Notice that the normal is correctly a multiple of the position vector since the radial vector is perpendicular to the surface of a sphere. \[ \vec N=3\sin\phi\vec R \]

Then the magnitude of the normal is: \[ |\vec{N}|=\sqrt{81\sin^4\phi\cos^2\theta+81\sin^4\phi\sin^2\theta+81\sin^2\phi\cos^2\phi} =9\sin\phi \] We are ready now to compute the mass of the piece of a sphere: \[\begin{aligned} M&=\iint_S \delta\,dS =\iint_S \delta(\phi,\theta)\,|\vec{N}|\,du\,dv =\int_0^{\pi/4}\int_0^{\pi/2} (1-\sin\phi)9\sin\phi\,d\phi\,d\theta \\ &=\dfrac{9\pi}{4}\int_0^{\pi/2} (\sin\phi-\sin^2\phi)\,d\phi =\dfrac{9\pi}{4}\int_0^{\pi/2} \sin\phi-\,\dfrac{1-\cos(2\phi)}{2}\,d\phi \\ &=9\dfrac{\pi}{4}\left[-\cos\phi-\,\dfrac{1}{2}\left(\phi-\,\dfrac{\sin(2\phi)}{2}\right)\right]_0^{\pi/2} \\ &=9\dfrac{\pi}{4}\left[\left(-0-\,\dfrac{1}{2}\left(\dfrac{\pi}{2}-\,\dfrac{0}{2}\right)\right) -\left(-1-\,\dfrac{1}{2}\left(0-\,\dfrac{0}{2}\right)\right)\right] \\ &=\dfrac{9\pi}{4}\left(1-\,\dfrac{\pi}{4}\right) =\dfrac{9\pi(4-\pi)}{16}\approx1.517 \end{aligned}\] Now, the height of the center of mass is \(\displaystyle \bar{z}=\dfrac{M_z}{M}\).

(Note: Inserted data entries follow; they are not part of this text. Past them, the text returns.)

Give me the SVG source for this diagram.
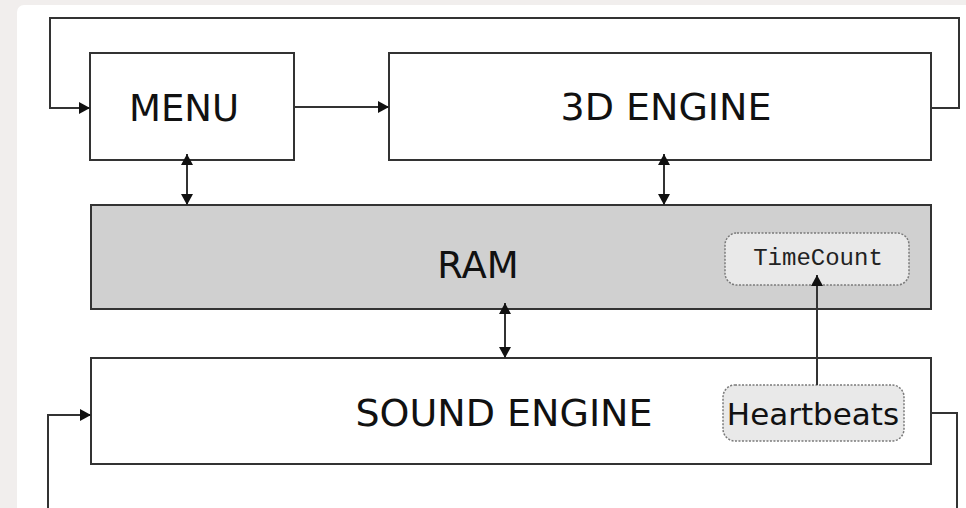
<svg xmlns="http://www.w3.org/2000/svg" width="966" height="508" viewBox="0 0 966 508">
  <style>
    .box { fill: #ffffff; stroke: #333333; stroke-width: 2; }
    .ram { fill: #d0d0d0; stroke: #333333; stroke-width: 2; }
    .tag { fill: #e9e9e9; stroke: #7a7a7a; stroke-width: 1.5; stroke-dasharray: 2 1.5; }
    .lbl { font-family: "DejaVu Sans", Verdana, sans-serif; font-size: 37px; fill: #111111; text-anchor: middle; }
    .mono { font-family: "Liberation Mono", "Courier New", monospace; font-size: 24px; fill: #222222; text-anchor: middle; }
    .wire { fill: none; stroke: #333333; stroke-width: 2; }
  </style>
  <defs>
    <marker id="tip" viewBox="0 0 11 12" refX="11" refY="6" markerWidth="11" markerHeight="12" markerUnits="userSpaceOnUse" orient="auto-start-reverse">
      <path d="M0,0 L11,6 L0,12 Z" fill="#111111"/>
    </marker>
  </defs>

  <!-- page background and panel -->
  <rect x="0" y="0" width="966" height="508" fill="#f1eeed"/>
  <rect x="17" y="5" width="960" height="520" rx="7" fill="#ffffff"/>

  <g id="menu">
    <rect class="box" x="90" y="53" width="204" height="107"/>
    <text class="lbl" x="184" y="121">MENU</text>
  </g>

  <g id="engine3d">
    <rect class="box" x="389" y="53" width="542" height="107"/>
    <text class="lbl" x="666" y="120" style="font-size:38px">3D ENGINE</text>
  </g>

  <g id="ram">
    <rect class="ram" x="91" y="205" width="840" height="104"/>
    <text class="lbl" x="478" y="278">RAM</text>
  </g>

  <g id="timecount">
    <rect class="tag" x="725" y="233" width="184" height="52" rx="12"/>
    <text class="mono" x="818" y="265">TimeCount</text>
  </g>

  <g id="sound">
    <rect class="box" x="91" y="358" width="840" height="106"/>
    <text class="lbl" x="504" y="426" style="font-size:38px">SOUND ENGINE</text>
  </g>

  <g id="heartbeats">
    <rect class="tag" x="723" y="385" width="181" height="56" rx="12"/>
    <text class="lbl" x="813" y="425" style="font-size:31px">Heartbeats</text>
  </g>

  <g id="connectors">
    <!-- outer loop back into MENU -->
    <path class="wire" d="M931,108 H959 V18 H50 V108 H90" marker-end="url(#tip)"/>
    <!-- MENU to 3D ENGINE -->
    <path class="wire" d="M294,107 H389" marker-end="url(#tip)"/>
    <!-- MENU <-> RAM -->
    <path class="wire" d="M187,154 V205" marker-start="url(#tip)" marker-end="url(#tip)"/>
    <!-- 3D ENGINE <-> RAM -->
    <path class="wire" d="M664,154 V205" marker-start="url(#tip)" marker-end="url(#tip)"/>
    <!-- RAM <-> SOUND ENGINE -->
    <path class="wire" d="M505,303 V358" marker-start="url(#tip)" marker-end="url(#tip)"/>
    <!-- Heartbeats to TimeCount -->
    <path class="wire" d="M817,385 V275" marker-end="url(#tip)"/>
    <!-- sound engine loop -->
    <path class="wire" d="M931,413 H957 V530 H48 V415 H91" marker-end="url(#tip)"/>
  </g>
</svg>
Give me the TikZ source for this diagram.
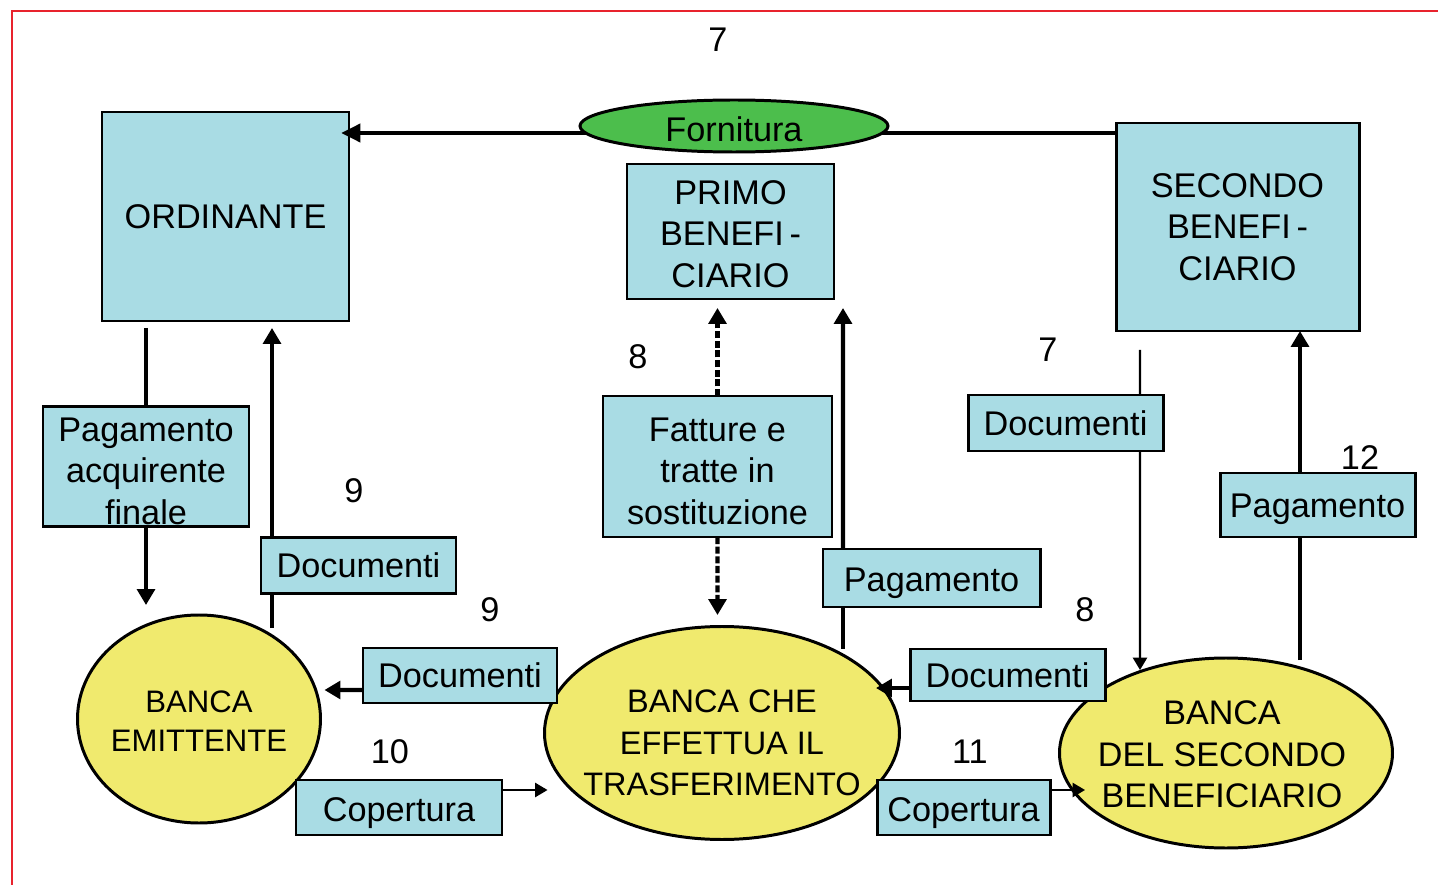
\documentclass[tikz,border=0pt]{standalone}
\usepackage{fontspec}
\setmainfont{Liberation Sans}
\usetikzlibrary{arrows.meta,shapes.geometric,calc}
\newdimen\pxu \pxu=0.02cm
\newcommand\tallr[1]{\rule{0pt}{#1\pxu}}
\definecolor{boxblue}{RGB}{169,220,228}
\definecolor{bankyellow}{RGB}{240,234,110}
\definecolor{leafgreen}{RGB}{76,190,76}
\definecolor{framered}{RGB}{232,35,45}
\tikzset{
 lbl/.style={draw=black, line width=1.7pt, fill=boxblue, inner sep=0pt, outer sep=0pt, align=center, font=\fontsize{19.5}{23.5}\selectfont},
 bank/.style={ellipse, draw=black, line width=1.7pt, fill=bankyellow, inner sep=0pt, outer sep=0pt},
 banktext/.style={align=center, inner sep=0pt},
 num/.style={font=\fontsize{19.5}{23.5}\selectfont, inner sep=0pt},
 topline/.style={line width=2.8pt},
 thickline/.style={line width=2.3pt},
 thinline/.style={line width=1.2pt},
 bigtip/.style={-{Triangle[length=9pt,width=10pt]}},
 smalltip/.style={-{Triangle[length=7pt,width=8pt]}},
 dashdbl/.style={line width=2.3pt, dash pattern=on 4pt off 1.5pt},
}
\begin{document}
\begin{tikzpicture}[x=0.02cm,y=-0.02cm]
\useasboundingbox (0,0) rectangle (1438,885);
\fill[white] (0,0) rectangle (1438,885);
\draw[framered, line width=1.2pt] (12,885) -- (12,11) -- (1438,11);

% boxes
\node[lbl, minimum width=247\pxu, minimum height=209\pxu] (ord) at (225.5,216.5) {ORDINANTE};
\node[lbl, minimum width=207\pxu, minimum height=135\pxu] (primo) at (730.5,231.5) {\tallr{29}PRIMO\\BENEFI\,-\\CIARIO};
\node[lbl, minimum width=243\pxu, minimum height=208\pxu] (sec) at (1237.5,227) {SECONDO\\BENEFI\,-\\CIARIO};
\node[lbl, minimum width=229\pxu, minimum height=141\pxu] (fat) at (717.5,466.5) {\tallr{33}Fatture e\\tratte in\\sostituzione};
\node[lbl, minimum width=206\pxu, minimum height=120\pxu] (pagacq) at (146,466.5) {\tallr{33}Pagamento\\acquirente\\finale};

% banks
\node[bank, minimum width=243\pxu, minimum height=208\pxu] (emit) at (199,719) {};
\node[banktext, font=\fontsize{17.7}{22}\selectfont] (emittext) at (199,721) {BANCA\\EMITTENTE};
\node[bank, minimum width=355\pxu, minimum height=213\pxu] (che) at (722,733) {};
\node[banktext, font=\fontsize{18.5}{23.5}\selectfont] (chetext) at (722,743) {BANCA CHE\\EFFETTUA IL\\TRASFERIMENTO};
\node[bank, minimum width=333\pxu, minimum height=190\pxu] (sbank) at (1226,753) {};
\node[banktext, font=\fontsize{19.4}{23.5}\selectfont] (sbanktext) at (1222,754.5) {BANCA\\DEL SECONDO\\BENEFICIARIO};

% small label boxes
\node[lbl, minimum width=195\pxu, minimum height=56\pxu] (doc1) at (358.5,565.5) {Documenti};
\node[lbl, minimum width=217\pxu, minimum height=58\pxu] (pag2) at (931.5,578) {\tallr{35}Pagamento};
\node[lbl, minimum width=195\pxu, minimum height=56\pxu] (doc2) at (1065.5,423) {Documenti};
\node[lbl, minimum width=195\pxu, minimum height=64\pxu] (pag3) at (1317.5,505) {\tallr{33}Pagamento};
\node[lbl, minimum width=194\pxu, minimum height=55\pxu] (doc3) at (460,675.5) {Documenti};
\node[lbl, minimum width=195\pxu, minimum height=52\pxu] (doc4) at (1007.5,675) {Documenti};
\node[lbl, minimum width=206\pxu, minimum height=55\pxu] (cop1) at (399,807.5) {\tallr{35}Copertura};
\node[lbl, minimum width=173\pxu, minimum height=55\pxu] (cop2) at (963.5,807.5) {\tallr{35}Copertura};

% top supply line, behind the Fornitura ellipse
\draw[topline, -{Triangle[length=11pt,width=10pt]}] ($(sec.north west)+(0,10)$) -- ($(ord.north east)+(-8,21)$);
\node[ellipse, draw=black, line width=1.7pt, fill=leafgreen, inner sep=0pt, outer sep=0pt, minimum width=308\pxu, minimum height=52\pxu, font=\fontsize{19.5}{23.5}\selectfont] (forn) at (734,126) {\tallr{31}Fornitura};

% numbers
\node[num] (n7a) at (718,40) {7};
\node[num] (n8a) at (638,357) {8};
\node[num] (n9a) at (354,491) {9};
\node[num] (n7b) at (1048,350) {7};
\node[num] (n12) at (1360,458) {12};
\node[num] (n9b) at (490,610) {9};
\node[num] (n8b) at (1085,610) {8};
\node[num] (n10) at (390,752) {10};
\node[num] (n11) at (970,752) {11};

% left column: ordinante -> banca emittente
\draw[thickline] ($(ord.south west)+(44,7)$) -- (pagacq.north);
\draw[thickline, bigtip] (pagacq.south) -- ($(emit.north)+(-53,-10)$);
% banca emittente -> ordinante (documenti)
\draw[thickline] ($(emit.north)+(73,13)$) -- ($(doc1.south west)+(11,0)$);
\draw[thickline, bigtip] ($(doc1.north west)+(11,0)$) -- ($(ord.south west)+(170,7)$);

% fatture e tratte: dashed, both directions
\draw[dashdbl, bigtip] (fat.north) -- ($(primo.south)+(-13,9)$);
\draw[dashdbl, bigtip] (fat.south) -- ($(che.north)+(-4.5,-11.5)$);

% pagamento to primo beneficiario
\draw[thickline] ($(che.north)+(121,22)$) -- ($(pag2.south west)+(20,0)$);
\draw[thickline, bigtip] ($(pag2.north west)+(20,0)$) -- ($(primo.south east)+(9,9)$);

% documenti from secondo beneficiario to its bank
\draw[thinline] ($(sec.south west)+(24,19)$) -- ($(doc2.north east)+(-23,0)$);
\draw[thinline, smalltip] ($(doc2.south east)+(-23,0)$) -- ($(sbank.north)+(-86,12)$);

% pagamento 12 to secondo beneficiario
\draw[thickline] ($(sbank.north)+(74,2)$) -- ($(pag3.south west)+(80,0)$);
\draw[thickline, bigtip] ($(pag3.north west)+(80,0)$) -- ($(sec.south west)+(184,0)$);

% documenti between banks
\draw[thickline, bigtip] ($(doc3.south west)+(0,-13)$) -- ($(emit.east)+(4,-29)$);
\draw[thickline, bigtip] ($(doc4.south west)+(0,-13)$) -- ($(che.east)+(-23.5,-45)$);

% copertura
\draw[thinline, smalltip] ($(cop1.north east)+(0,10)$) -- ($(che.west)+(3,57)$);
\draw[thinline, smalltip] ($(cop2.north east)+(0,10)$) -- ($(sbank.west)+(25.5,37)$);
\end{tikzpicture}
\end{document}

So we need the \(z\)-moment: \[\begin{aligned} M_z&=\iint_S z\,\delta\,dS =\int_0^{\pi/4}\int_0^{\pi/2} 3\cos\phi(1-\sin\phi)9\sin\phi\,d\phi\,d\theta \\ &=\dfrac{27\pi}{4}\int_0^{\pi/2} (\sin\phi-\sin^2\phi)\,\cos\phi\,d\phi \end{aligned}\] We use the substitution \(u=\sin\phi\). Then \(du=\cos\phi\,d\phi\) and \[\begin{aligned} M_z&=\dfrac{27\pi}{4}\int_0^1 (u-u^2)\,du =\dfrac{27\pi}{4}\left[\dfrac{u^2}{2}-\,\dfrac{u^3}{3}\right]_0^1 \\ &=\dfrac{27\pi}{4}\left(\dfrac{1}{2}-\,\dfrac{1}{3}\right) =\dfrac{9\pi}{8}\approx3.53 \end{aligned}\] Finally, we can find \(\bar{z}\): \[ \bar{z}=\dfrac{M_z}{M} =\dfrac{9\pi}{8}\dfrac{16}{9\pi(4-\pi)} =\dfrac{2}{4-\pi}\approx2.33 \]

This is reasonable because the radius of the sphere was \(3\).